Solon: Asaletten kaynaklanan sınıf ayrılıklarını kaldırdı. Bununla birlikte halkı gelirlerine göre sınıflara ayırdı.
Klistenes: Halk meclislerini kurarak halkı yönetime katmaya çalıştı. - Yapılan bu yasalara bakılarak Yunanistan’da uygulanan yasaların giderek daha demokratik hale geldiği söylenebilir.
- Yunanistan’da dini inanış çok tanrılı idi. Yunanlılar tanrılarını insan şeklinde düşünürlerdi. Baş tanrıları Zeus’tu. Zeus adına kutsal saydıkları Olimpus Dağı çevresinde her yıl düzenli olarak Olimpiyat adını verdikleri spor yarışmaları düzenlerlerdi.
- Olimpiyatların yapılması siyasi birlikten yoksun olan Yunan şehir devletlerinde, kültürel birliğin oluşumunu sağlamıştır.
- Yunanlılar; Felsefe, Tarih, Tıp, Edebiyat, Geometri ve Matematik gibi birçok bilimde önemli eserler verdiler.
- Yunanlılar mimaride Dor, İyon ve Korint tarzını benimsediler.
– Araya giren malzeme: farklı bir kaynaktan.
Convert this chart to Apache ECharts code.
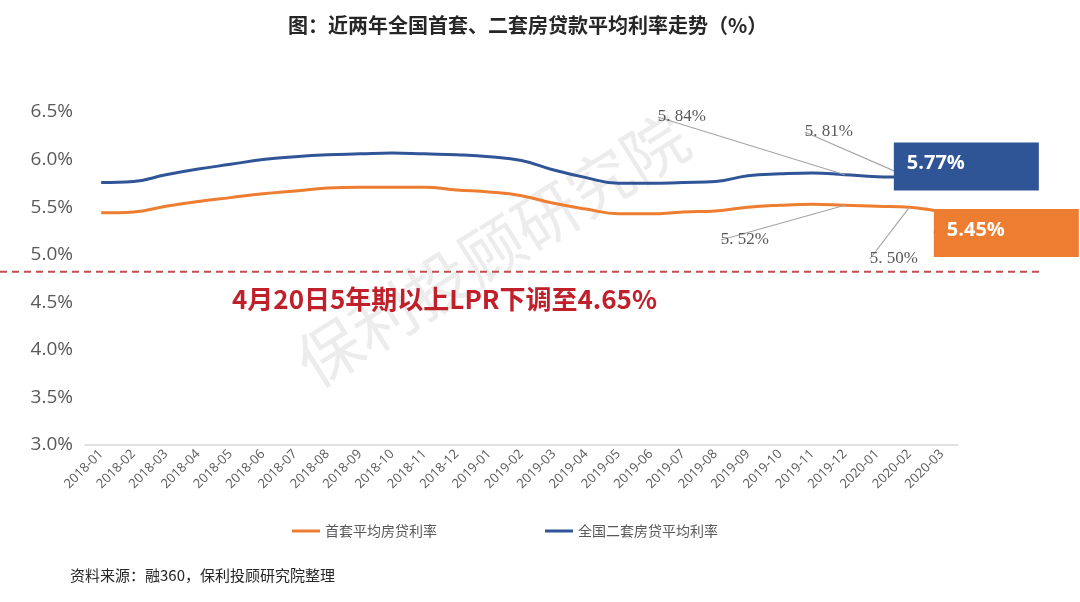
<!DOCTYPE html>
<html>
<head>
<meta charset="utf-8">
<script src="https://cdn.jsdelivr.net/npm/echarts@6/dist/echarts.min.js"></script>
<style>
  html, body { margin: 0; padding: 0; background: #fff; }
  #main { width: 1080px; height: 602px; }
</style>
</head>
<body>
<div id="main"></div>
<script>
// months on the x axis
const months = [
  "2018-01", "2018-02", "2018-03", "2018-04", "2018-05", "2018-06", "2018-07",
  "2018-08", "2018-09", "2018-10", "2018-11", "2018-12", "2019-01", "2019-02",
  "2019-03", "2019-04", "2019-05", "2019-06", "2019-07", "2019-08", "2019-09",
  "2019-10", "2019-11", "2019-12", "2020-01", "2020-02", "2020-03"
];
// 首套平均房贷利率 (%)
const firstRate = [
  5.44, 5.45, 5.51, 5.56, 5.60, 5.64, 5.67, 5.70, 5.71, 5.71, 5.71, 5.68, 5.66, 5.62,
  5.54, 5.48, 5.43, 5.43, 5.45, 5.46, 5.50, 5.52, 5.53, 5.52, 5.51, 5.50, 5.45
];
// 全国二套房贷平均利率 (%)
const secondRate = [
  5.76, 5.77, 5.84, 5.90, 5.95, 6.00, 6.03, 6.05, 6.06, 6.07, 6.06, 6.05, 6.03, 5.99,
  5.89, 5.81, 5.75, 5.75, 5.76, 5.77, 5.83, 5.85, 5.86, 5.84, 5.82, 5.81, 5.77
];
const yTicks = [3.0, 3.5, 4.0, 4.5, 5.0, 5.5, 6.0, 6.5];
// points that carry a small callout label
const firstCallouts = ["2019-12", "2020-02"];
const secondCallouts = ["2019-12", "2020-02"];
const dashLevel = 4.82;
const lprNote = "4月20日5年期以上LPR下调至4.65%";

const BLUE = "#2f5597";
const ORANGE = "#ed7d31";

// where the callout texts sit (layout only)
const calloutPos = {
  "1-23": { x: 706, y: 117 },
  "1-25": { x: 853, y: 132 },
  "0-23": { x: 769, y: 240 },
  "0-25": { x: 918, y: 259 }
};

function boxLabel(color, pos) {
  return {
    show: true,
    position: pos,
    formatter: (p) => p.value.toFixed(2) + "%",
    color: "#fff",
    fontWeight: "bold",
    fontSize: 20,
    fontFamily: "Open Sans, Noto Sans CJK SC",
    backgroundColor: color,
    padding: [6, 0, 12, 13],
    width: 132,
    height: 30,
    lineHeight: 30
  };
}

function buildData(values, callouts, color, boxPos) {
  return values.map((v, i) => {
    const last = i === values.length - 1;
    if (last) {
      return { value: v, label: boxLabel(color, boxPos) };
    }
    if (callouts.indexOf(months[i]) >= 0) {
      return { value: v, label: { show: true } };
    }
    return v;
  });
}

const myChart = echarts.init(document.getElementById("main"));

const calloutLabel = {
  show: false,
  formatter: (p) => p.value.toFixed(2).replace(".", ". ") + "%",
  fontFamily: "Liberation Serif, DejaVu Serif, serif",
  fontSize: 17,
  color: "#595959"
};

myChart.setOption({
  animation: false,
  title: {
    text: "图：近两年全国首套、二套房贷款平均利率走势（%）",
    left: 283,
    top: 10,
    textStyle: {
      fontSize: 20,
      fontWeight: "bold",
      color: "#262626",
      fontFamily: "Noto Sans CJK SC"
    }
  },
  legend: {
    data: ["首套平均房贷利率", "全国二套房贷平均利率"],
    left: 287,
    top: 519,
    icon: "rect",
    itemWidth: 28,
    itemHeight: 3,
    itemGap: 108,
    textStyle: {
      fontSize: 14,
      color: "#595959",
      fontFamily: "Noto Sans CJK SC"
    }
  },
  grid: {
    left: 85,
    right: 122,
    top: 112,
    bottom: 157,
    outerBoundsMode: "none"
  },
  xAxis: {
    type: "category",
    data: months,
    boundaryGap: true,
    axisLine: { lineStyle: { color: "#d9d9d9", width: 1.5 } },
    axisTick: { show: false },
    axisLabel: {
      interval: 0,
      rotate: 45,
      margin: 7,
      fontSize: 13,
      color: "#595959",
      fontFamily: "Open Sans, Noto Sans CJK SC"
    }
  },
  yAxis: {
    type: "value",
    min: yTicks[0],
    max: yTicks[yTicks.length - 1],
    interval: 0.5,
    splitLine: { show: false },
    axisLine: { show: false },
    axisTick: { show: false },
    axisLabel: {
      margin: 12,
      fontSize: 19,
      color: "#595959",
      fontFamily: "Open Sans, Noto Sans CJK SC",
      formatter: (v) => v.toFixed(1) + "%"
    }
  },
  series: [
    {
      name: "首套平均房贷利率",
      type: "line",
      smooth: 0.45,
      showSymbol: true,
      showAllSymbol: true,
      symbolSize: 0,
      lineStyle: { color: ORANGE, width: 3 },
      itemStyle: { color: ORANGE },
      label: calloutLabel,
      labelLine: { show: true, lineStyle: { color: "#a6a6a6", width: 1.2 } },
      labelLayout: layoutCallout,
      data: buildData(firstRate, firstCallouts, ORANGE, [-8, -3]),
      z: 3
    },
    {
      name: "全国二套房贷平均利率",
      type: "line",
      smooth: 0.45,
      showSymbol: true,
      showAllSymbol: true,
      symbolSize: 0,
      lineStyle: { color: BLUE, width: 3 },
      itemStyle: { color: BLUE },
      label: calloutLabel,
      labelLine: { show: true, lineStyle: { color: "#a6a6a6", width: 1.2 } },
      labelLayout: layoutCallout,
      data: buildData(secondRate, secondCallouts, BLUE, [-48, -39]),
      z: 3
    }
  ]
});

function layoutCallout(p) {
  const pos = calloutPos[p.seriesIndex + "-" + p.dataIndex];
  if (!pos) return {};
  return { x: pos.x, y: pos.y, align: "right", verticalAlign: "middle" };
}

// dashed separator and annotation texts
const dashY = myChart.convertToPixel({ yAxisIndex: 0 }, dashLevel);
myChart.setOption({
  graphic: [
    {
      type: "text",
      id: "watermark",
      x: 492,
      y: 250,
      rotation: Math.PI / 5.6,
      z: 0,
      silent: true,
      style: {
        text: "保利投顾研究院",
        fontSize: 64,
        fontFamily: "Noto Sans CJK SC",
        fill: "rgba(170,170,170,0.22)",
        align: "center",
        verticalAlign: "middle"
      }
    },
    {
      type: "line",
      id: "dash",
      z: 1,
      shape: { x1: 0, y1: dashY, x2: 1040, y2: dashY },
      style: { stroke: "#c0504d", lineWidth: 2, lineDash: [7, 5] }
    },
    {
      type: "text",
      id: "lpr",
      left: 232,
      top: dashY + 14,
      z: 5,
      style: {
        text: lprNote,
        fontSize: 26,
        fontWeight: "bold",
        fontFamily: "Noto Sans CJK SC",
        fill: "#c0202a"
      }
    },
    {
      type: "text",
      id: "source",
      left: 70,
      top: 568,
      style: {
        text: "资料来源：融360，保利投顾研究院整理",
        fontSize: 15,
        fontFamily: "Noto Sans CJK SC",
        fill: "#262626"
      }
    }
  ]
});
</script>
</body>
</html>
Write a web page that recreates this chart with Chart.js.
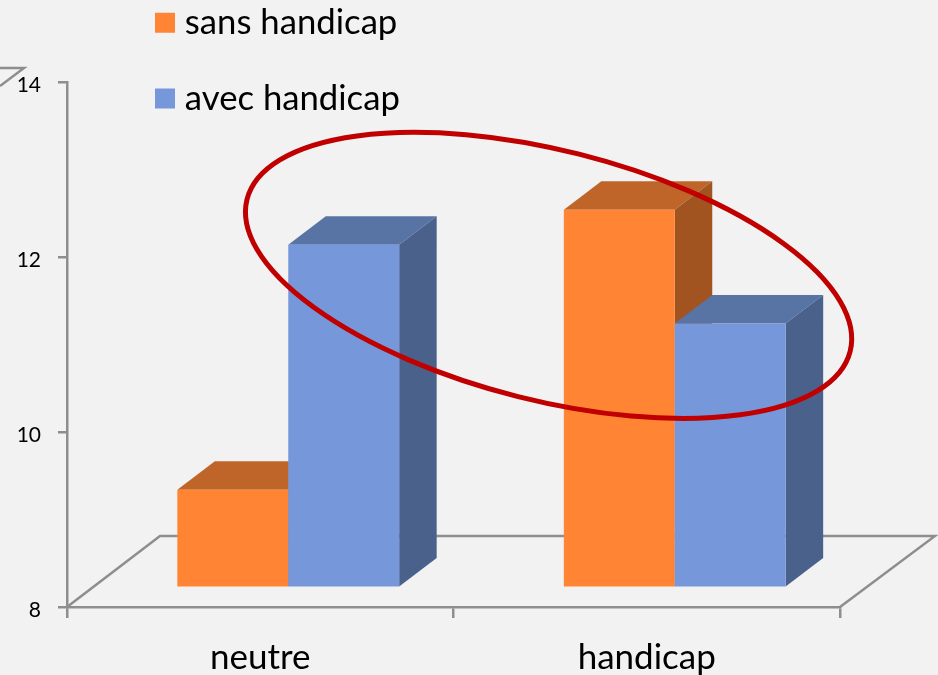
<!DOCTYPE html>
<html><head><meta charset="utf-8">
<style>html,body{margin:0;padding:0;background:#f2f2f2}#w{width:938px;height:675px;position:relative}canvas{display:block}</style>
<script src="https://cdn.jsdelivr.net/npm/chart.js@4"></script>
</head><body><div id="w"><canvas id="c" width="938" height="675"></canvas></div>
<script>
const categories = ["neutre", "handicap"];
const seriesNames = ["sans handicap", "avec handicap"];
const sansHandicap = [9.1, 12.3];
const avecHandicap = [11.9, 11.0];
const yTicks = [8, 10, 12, 14];
const barBase = 7.995;
const frontColors = ["#FF8535", "#7698DA"];
const topColors = ["#C0652A", "#5874A5"];
const sideColors = ["#A25420", "#4A618C"];
const axisColor = "#8E8E8E";
const FONT = "Lato";
// ellipse annotation: centre in data space, radii in pixels
const highlight = {cat: 0.746, val: 11.79, rx: 311, ry: 125, deg: 14.15};
const depth = {dx: 37.5, dy: -28.5};
const shift = {dx: 28, dy: -21};
const floorDepth = {dx: 93, dy: -71};

function drawBox(ctx, b, i) {
  const L = b.x - b.width / 2, R = b.x + b.width / 2, T = b.y, B = b.base;
  ctx.fillStyle = topColors[i];
  ctx.beginPath();
  ctx.moveTo(L, T); ctx.lineTo(L + depth.dx, T + depth.dy);
  ctx.lineTo(R + depth.dx, T + depth.dy); ctx.lineTo(R, T);
  ctx.closePath(); ctx.fill();
  ctx.fillStyle = sideColors[i];
  ctx.beginPath();
  ctx.moveTo(R, T); ctx.lineTo(R + depth.dx, T + depth.dy);
  ctx.lineTo(R + depth.dx, B + depth.dy); ctx.lineTo(R, B);
  ctx.closePath(); ctx.fill();
  b.draw(ctx);
}

const threeD = {
  id: "threeD",
  afterLayout(chart) {
    const l = chart.legend;
    l.left = 121.5; l.right = 500; l.top = -35.5; l.bottom = 400;
    l.adjustHitBoxes();
  },
  beforeDatasetsDraw(chart) {
    const {ctx, chartArea: a} = chart;
    ctx.save();
    ctx.strokeStyle = axisColor; ctx.lineWidth = 2.5;
    ctx.beginPath();
    ctx.moveTo(a.left, a.bottom);
    ctx.lineTo(a.left + floorDepth.dx, a.bottom + floorDepth.dy);
    ctx.lineTo(a.right + floorDepth.dx + 2, a.bottom + floorDepth.dy);
    ctx.lineTo(a.right, a.bottom);
    ctx.stroke();
    // top of the back wall, cut by the picture's edge
    ctx.beginPath();
    ctx.moveTo(0, a.top - 14);
    ctx.lineTo(24, a.top - 14);
    ctx.lineTo(0, a.top + 4);
    ctx.stroke();
    ctx.restore();
    // left to right, so that each box hides the side of the one before it
    ctx.save();
    ctx.translate(shift.dx, shift.dy);
    chart.data.datasets.forEach((d, i) => {
      chart.getDatasetMeta(i).data.forEach(b => drawBox(ctx, b, i));
    });
    ctx.restore();
  },
  beforeDatasetDraw() { return false; },
  afterDraw(chart) {
    const {ctx, scales} = chart;
    const x0 = scales.x.getPixelForValue(0), x1 = scales.x.getPixelForValue(1);
    ctx.save();
    ctx.strokeStyle = "#C00000"; ctx.lineWidth = 5;
    ctx.beginPath();
    ctx.ellipse(x0 + (x1 - x0) * highlight.cat, scales.y.getPixelForValue(highlight.val),
      highlight.rx, highlight.ry, highlight.deg * Math.PI / 180, 0, Math.PI * 2);
    ctx.stroke();
    ctx.restore();
  }
};

new Chart(document.getElementById("c"), {
  type: "bar",
  data: {
    labels: categories,
    datasets: [
      {label: seriesNames[0], data: sansHandicap, backgroundColor: frontColors[0], base: barBase},
      {label: seriesNames[1], data: avecHandicap, backgroundColor: frontColors[1], base: barBase}
    ]
  },
  plugins: [threeD],
  options: {
    responsive: false, animation: false,
    devicePixelRatio: 1,
    layout: {padding: {top: 82, right: 98, left: 0, bottom: 0}},
    categoryPercentage: 0.574, barPercentage: 1,
    plugins: {
      tooltip: {enabled: false},
      legend: {
        position: "chartArea", align: "start",
        labels: {
          boxWidth: 5, boxHeight: 5, padding: 41, color: "#000",
          font: {family: FONT, size: 34.7},
          generateLabels: c => c.data.datasets.map((d, i) => ({
            text: d.label, fillStyle: d.backgroundColor, strokeStyle: d.backgroundColor,
            lineWidth: 15, datasetIndex: i, hidden: false
          }))
        }
      }
    },
    scales: {
      x: {
        afterFit(s) { s.height = 68; },
        border: {color: axisColor, width: 2.5},
        grid: {drawOnChartArea: false, drawTicks: true, tickLength: 11, color: axisColor, lineWidth: 2.5},
        ticks: {color: "#000", font: {family: FONT, size: 35}, padding: 19, maxRotation: 0}
      },
      y: {
        min: 8, max: 14,
        afterFit(s) { s.width = 67; },
        afterBuildTicks(s) { s.ticks = yTicks.map(v => ({value: v})); },
        border: {color: axisColor, width: 2.5},
        grid: {drawOnChartArea: false, drawTicks: true, tickLength: 9, color: axisColor, lineWidth: 2.5},
        ticks: {color: "#000", font: {family: FONT, size: 21}, padding: 17, labelOffset: 3}
      }
    }
  }
});
</script></body></html>
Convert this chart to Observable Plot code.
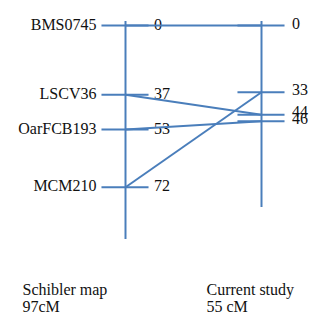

Tapınaklar, heykeller, açık hava tiyatroları, çanak – çömlek ve vazo yapımında ilerlediler.
- Yunanlılar Lidyalılardan etkilenerek parayı; Fenikelilerden etkilenerek de alfabeyi kullandılar. Bu icatların Roma Medeniyeti’ne geçişini de sağlayan yine Yunan Medeniyeti oldu.